For those who aren't tech nerds, John Gilmore established his fame by starting the old Cypherpunks mailing list, and then went on to be one of the founders of the Electronic Frontier Foundation. The pelt of his Wookie Suit is luxuriant indeed, but he's no idiot. And he has a lot of perspective,
like this:
We know what happened in the case of QWest before 9/11. [NSA]
contacted the CEO/Chairman asking to wiretap all the customers. After
he consulted with Legal, he refused. As a result, NSA canceled a
bunch of unrelated billion dollar contracts that QWest was the top
bidder for. And then the DoJ targeted him and prosecuted him and put
him in prison for insider trading -- on the theory that he knew of
anticipated income from secret programs that QWest was planning for
the government, while the public didn't because it was classified and
he couldn't legally tell them, and then he bought or sold QWest stock
knowing those things.
This CEO's name is Joseph P. Nacchio and TODAY he's still serving a
trumped-up 6-year federal prison sentence today for quietly refusing
an NSA demand to massively wiretap his customers.

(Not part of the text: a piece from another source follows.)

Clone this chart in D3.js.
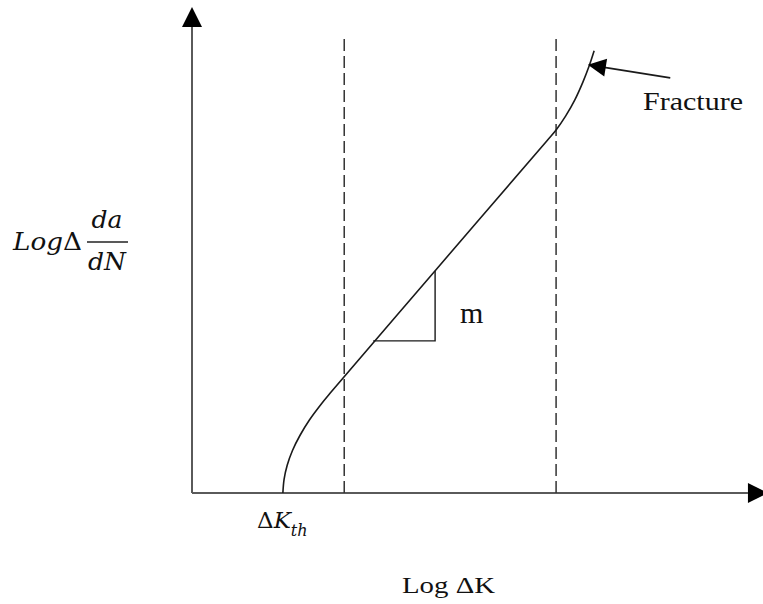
<!DOCTYPE html>
<html>
<head>
<meta charset="utf-8">
<script src="https://cdn.jsdelivr.net/npm/d3@7"></script>
<style>
  html, body { margin: 0; padding: 0; background: #fff; }
  svg { display: block; }
</style>
</head>
<body>
<svg id="chart" width="763" height="604"></svg>
<script>
// schematic fatigue crack growth curve, abstract log units (0..10 on each axis)
// lower knee, straight Paris region, upper knee up to fracture
const curveX = [1.600, 1.621, 1.676, 1.769, 1.900, 2.067, 2.273, 2.430, 4.30, 6.25, 6.41, 6.58, 6.74, 6.88, 6.99, 7.08];
const curveY = [0.000, 0.282, 0.572, 0.875, 1.183, 1.502, 1.827, 2.051, 4.60, 7.25, 7.47, 7.76, 8.09, 8.45, 8.78, 9.10];

// region boundaries (dashed)
const regionX = [2.68, 6.41];
const regionTop = 9.36;

// slope triangle: hypotenuse start, corner, top
const triX = [3.19, 4.28, 4.28];
const triY = [3.13, 3.13, 4.57];

// fracture arrow: tail -> tip
const fractureX = [8.42, 6.97];
const fractureY = [8.54, 8.81];

const axisEndX = 10.14;
const axisEndY = 10;

const svg = d3.select('#chart');
const margin = {top: 7, left: 192, bottom: 111};
const width = +svg.attr('width');
const height = +svg.attr('height');

const x = d3.scaleLinear().domain([0, 10]).range([margin.left, 760]);
const y = d3.scaleLinear().domain([0, 10]).range([height - margin.bottom, margin.top]);

const ink = '#1a1a1a';
const axisColor = '#5a5a5a';

// axes
const arrowLen = 20, arrowHalf = 10;
svg.append('line')
    .attr('x1', x(0)).attr('y1', y(0))
    .attr('x2', x(axisEndX) - arrowLen).attr('y2', y(0))
    .attr('stroke', axisColor).attr('stroke-width', 2);
svg.append('line')
    .attr('x1', x(0)).attr('y1', y(0))
    .attr('x2', x(0)).attr('y2', y(axisEndY) + arrowLen)
    .attr('stroke', axisColor).attr('stroke-width', 2);

// arrow heads
function head(tipX, tipY, dx, dy, len, half) {
    // dx,dy unit vector pointing toward tip
    const bx = tipX - dx * len, by = tipY - dy * len;
    const px = -dy, py = dx;
    return `M${tipX},${tipY}L${bx + px * half},${by + py * half}L${bx - px * half},${by - py * half}Z`;
}
svg.append('path')
    .attr('d', head(x(axisEndX), y(0), 1, 0, arrowLen, arrowHalf))
    .attr('fill', '#000');
svg.append('path')
    .attr('d', head(x(0), y(axisEndY), 0, -1, arrowLen, arrowHalf))
    .attr('fill', '#000');

// dashed region lines
svg.selectAll('.region')
    .data(regionX)
    .enter()
    .append('line')
    .attr('class', 'region')
    .attr('x1', d => x(d)).attr('x2', d => x(d))
    .attr('y1', y(0)).attr('y2', y(regionTop))
    .attr('stroke', '#333')
    .attr('stroke-width', 1.5)
    .attr('stroke-dasharray', '12,5');

// the curve
const pts = curveX.map((d, i) => [d, curveY[i]]);
svg.append('path')
    .datum(pts)
    .attr('d', d3.line()
        .x(d => x(d[0]))
        .y(d => y(d[1]))
        .curve(d3.curveCatmullRom.alpha(0.5)))
    .attr('fill', 'none')
    .attr('stroke', ink)
    .attr('stroke-width', 1.6);

// slope triangle
const triPts = triX.map((d, i) => [d, triY[i]]);
svg.append('path')
    .datum(triPts)
    .attr('d', d3.line().x(d => x(d[0])).y(d => y(d[1])))
    .attr('fill', 'none')
    .attr('stroke', ink)
    .attr('stroke-width', 1.4);

svg.append('text')
    .attr('x', x(triX[1]) + 25)
    .attr('y', y(triY[0]) - 18)
    .attr('font-family', 'Liberation Serif, Times New Roman, serif')
    .attr('font-size', 30)
    .attr('fill', '#111')
    .text('m');

// fracture arrow
const fx1 = x(fractureX[0]), fy1 = y(fractureY[0]);
const fx2 = x(fractureX[1]), fy2 = y(fractureY[1]);
const flen = Math.hypot(fx2 - fx1, fy2 - fy1);
const ux = (fx2 - fx1) / flen, uy = (fy2 - fy1) / flen;
svg.append('line')
    .attr('x1', fx1).attr('y1', fy1)
    .attr('x2', fx2 - ux * 15).attr('y2', fy2 - uy * 15)
    .attr('stroke', ink).attr('stroke-width', 1.8);
svg.append('path')
    .attr('d', head(fx2, fy2, ux, uy, 18, 9))
    .attr('fill', '#000');

svg.append('text')
    .attr('x', 643)
    .attr('y', 110)
    .attr('font-family', 'Liberation Serif, Times New Roman, serif')
    .attr('font-size', 25)
    .attr('textLength', 100)
    .attr('lengthAdjust', 'spacingAndGlyphs')
    .attr('fill', '#111')
    .text('Fracture');

// x axis label
svg.append('text')
    .attr('x', 402)
    .attr('y', 593)
    .attr('font-family', 'Liberation Serif, Times New Roman, serif')
    .attr('font-size', 24)
    .attr('textLength', 93)
    .attr('lengthAdjust', 'spacingAndGlyphs')
    .attr('fill', '#111')
    .text('Log ΔK');

// threshold label
const th = svg.append('text')
    .attr('x', 257)
    .attr('y', 528)
    .attr('font-family', 'DejaVu Serif, serif')
    .attr('font-size', 23)
    .attr('fill', '#111');
th.append('tspan').text('Δ');
th.append('tspan').attr('font-style', 'italic').text('K');
th.append('tspan')
    .attr('font-style', 'italic')
    .attr('font-size', 16)
    .attr('dy', 8)
    .text('th');

// y axis label
const ylab = svg.append('g')
    .attr('font-family', 'DejaVu Serif, serif')
    .attr('fill', '#111');
const logT = ylab.append('text')
    .attr('x', 13).attr('y', 250)
    .attr('font-size', 25)
    .attr('textLength', 69)
    .attr('lengthAdjust', 'spacingAndGlyphs');
logT.append('tspan').attr('font-style', 'italic').text('Log');
logT.append('tspan').text('Δ');
ylab.append('text')
    .attr('x', 107).attr('y', 228)
    .attr('text-anchor', 'middle')
    .attr('font-style', 'italic')
    .attr('font-size', 25)
    .text('da');
ylab.append('line')
    .attr('x1', 87).attr('x2', 128)
    .attr('y1', 242).attr('y2', 242)
    .attr('stroke', '#222').attr('stroke-width', 1.5);
ylab.append('text')
    .attr('x', 107).attr('y', 270)
    .attr('text-anchor', 'middle')
    .attr('font-style', 'italic')
    .attr('font-size', 25)
    .text('dN');
</script>
</body>
</html>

Professor Jacobsen compresses this:
You can’t separate the data mining, the culture of intimidation, and criminalization of daily life.
5 comments:
The danger of the government having its hands all over big data isn't that they will listen to any particular conversation or read any particular email. It's that when they decide to focus on you, they'll have enough data in this "everyone commits three felonies before breakfast" world to put you away forever unless you play their game.
Just the call metadata can be damning with six degrees of separation between everyone on the planet. If they can't get you, they can find someone you know to put pressure on to make you toe the line. The war on drugs has taught them that lesson...
Alan's right, and sooner or later you come under scrutiny, they go back YEARS an lo and behold, you have a 'profile'... and away you go!!!
What Professor Jacobsen says is the crux of the problem. Even with the best intent, so much data in the hands of people with ill intent is a potent weapon.
I think that the scope of this data collection has to be tightly controlled.